═════ Data section ═════

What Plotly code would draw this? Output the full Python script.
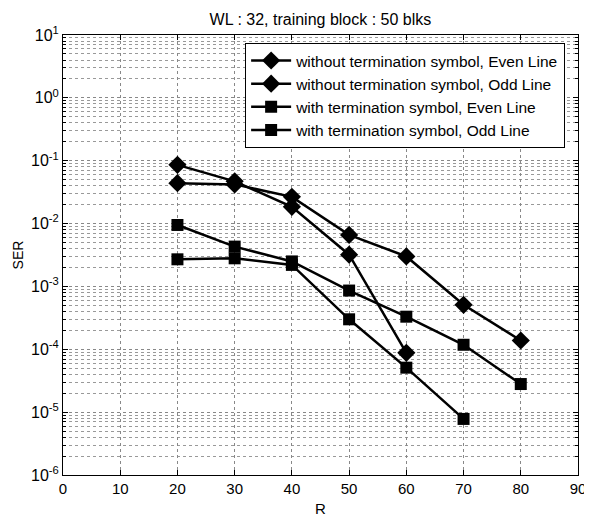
import plotly.graph_objects as go

R = [20, 30, 40, 50, 60, 70, 80]

wo_even = [0.044, 0.042, 0.0266, 0.0066, 0.0030, 0.00051, 0.000138]
wo_odd = [0.086, 0.047, 0.0185, 0.0032, 0.000088]
w_even = [0.0095, 0.0043, 0.0025, 0.00086, 0.00033, 0.000118, 0.000028]
w_odd = [0.0027, 0.0028, 0.0022, 0.00030, 0.000051, 0.0000078]

names = [
    "without termination symbol, Even Line",
    "without termination symbol, Odd Line",
    "with termination symbol, Even Line",
    "with termination symbol, Odd Line",
]

x_ticks = [0, 10, 20, 30, 40, 50, 60, 70, 80, 90]
y_exps = [-6, -5, -4, -3, -2, -1, 0, 1]

fig = go.Figure()
series = [
    (wo_even, "diamond", 14),
    (wo_odd, "diamond", 14),
    (w_even, "square", 12),
    (w_odd, "square", 12),
]
for (vals, sym, sz), nm in zip(series, names):
    fig.add_trace(go.Scatter(
        x=R[:len(vals)], y=vals, name=nm, mode="lines+markers",
        line=dict(color="black", width=2.5),
        marker=dict(symbol=sym, size=sz, color="black"),
    ))

fig.update_layout(
    width=584, height=514,
    margin=dict(l=55, r=14, t=27, b=47, autoexpand=False),
    paper_bgcolor="white", plot_bgcolor="white",
    font=dict(family="Liberation Sans, Arial", size=15, color="black"),
    title=dict(text="WL : 32, training block : 50 blks", x=0.535, xanchor="center",
               y=0.988, yanchor="top", font=dict(size=16)),
    legend=dict(x=0.975, y=0.982, xanchor="right", yanchor="top",
                bgcolor="white", bordercolor="black", borderwidth=1,
                font=dict(size=15.5), tracegroupgap=0, itemwidth=40),
    showlegend=True,
)
fig.update_xaxes(
    range=[0, 90], tickvals=x_ticks, ticktext=[str(v) for v in x_ticks],
    showline=True, linecolor="black", linewidth=1, mirror="ticks",
    ticks="inside", ticklen=5, tickcolor="black", automargin=False,
    tickfont=dict(size=15),
    showgrid=True, gridcolor="#888", griddash="dot", gridwidth=1,
    zeroline=False,
    title=dict(text="R", standoff=7, font=dict(size=15)),
)
fig.update_yaxes(
    type="log", range=[-6, 1],
    tickvals=[10 ** e for e in y_exps],
    ticktext=["10<sup>%d</sup>" % e for e in y_exps],
    showline=True, linecolor="black", linewidth=1, mirror="ticks",
    ticks="inside", ticklen=5, tickcolor="black", automargin=False,
    tickfont=dict(size=16),
    showgrid=True, gridcolor="#888", griddash="dot", gridwidth=1,
    minor=dict(showgrid=True, gridcolor="#999", griddash="dot", gridwidth=1,
               ticks="inside", ticklen=3, tickcolor="black", dtick="D1"),
    zeroline=False,
    title=dict(text="SER", standoff=4, font=dict(size=14)),
)

fig.write_html("out.html")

═════

**Task prompt:** Without any pictures, reproduce the lines from the first one in the material through the line that has "R = [20, 30, 40, 50, 60, 70, 80]", exactly as they appear.

**The response:**
What Plotly code would draw this? Output the full Python script.
import plotly.graph_objects as go

R = [20, 30, 40, 50, 60, 70, 80]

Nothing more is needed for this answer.